In a scathing report the Comptroller and Auditor General Of India (CAG) held the state government responsible for the 2015 Chennai floods and called it a "man-made disaster." The report tabled in Tamil Nadu assembly on July 9, two-and-a-half years after the floods that killed 300 people, claims there was serious failure in the operation of the Chembarambakkam reservoir, outside Chennai, from where 29, 000 cusecs of water was released against the recommended 12, 000 cusescs.

The CAG report blamed the Tamil Nadu government for allowing encroachment of lakes and river floodplains, leading to massive destruction. There was no coordination among departments and the Disaster Management Authority constituted in 2013, had not even met once till floods happened said the CAG report.

The report also blamed the state government for failing to create two new reservoirs upstream of Chemberambakkam Lake, as recommended by an expert body and tardy implementation of restoration of water bodies' project.

V Bhaskaran, a Chennai resident from Defence Officers Colony, which was badly hit by floods says "there is no doubt that December 1, 2015 floods was a man-made disaster."

It was a nightmare for A Jayaprakash's family, who live a few houses away. On that fateful day water rose up to fifteen feet inside their home. They scrambled to the first floor, with their daughter who was pregnant. The family was stuck there for three days with no food and electricity.

Mr Jayaprakash is disappointed with the CAG report. He said the report has not fixed accountability. He says, "If at all we had to learn from the past, first thing to do is to understand who is accountable and what's the mistake he has done and what's being done so that it doesn't happen again. I don't see anyone or a department being held accountable."

Even after three years the River Adyar, which breached its banks has not been de-silted to increase its water carrying capacity. Under the Saidapet Bridge across the river, encroachments continue to grow. The government has stopped taking action as soon as the flood waters receded say residents. And nothing has yet been done about the recommendation to create two new reservoirs upstream Chembarambakkam Lake, to increase storage and avert floods in Chennai.

The city, many say, is still vulnerable to floods. Arun Krishnamurthy, Founder of Environmentalist Foundation of India says, "There is a lot to be done. We are racing against time. Lakes, rivers, rivulets and the marshlands need to be managed. Ecological conservation and scientific restoration is the need of hour."
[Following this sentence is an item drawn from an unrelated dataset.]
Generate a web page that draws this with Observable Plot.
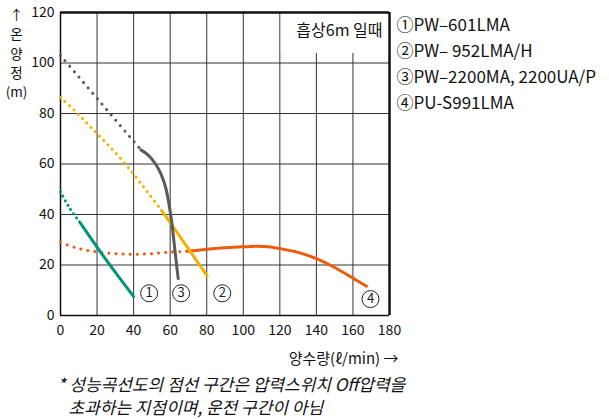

The Tamil Nadu government claimed that the CAG report is one-sided and that it does not reflect the ground realities. Chennai is prepared to tackle any flood situation said government officers. RB Udhaya Kumar, the Revenue Minister, who heads the disaster management department, told NDTV, "We have taken a number of mitigation and preparedness initiatives like setting up a special disaster management force like the police and training first responders. Tamil Nadu is safe. Encroachments are there I agree. We can't do anything about it overnight. It is a continuous process."

While the state government is clearly on a denial mode despite the damning CAG report exposing its failures, residents are angry and worried that there may be a repetition of the devastating floods, with the north-east monsoon season just a couple of months away.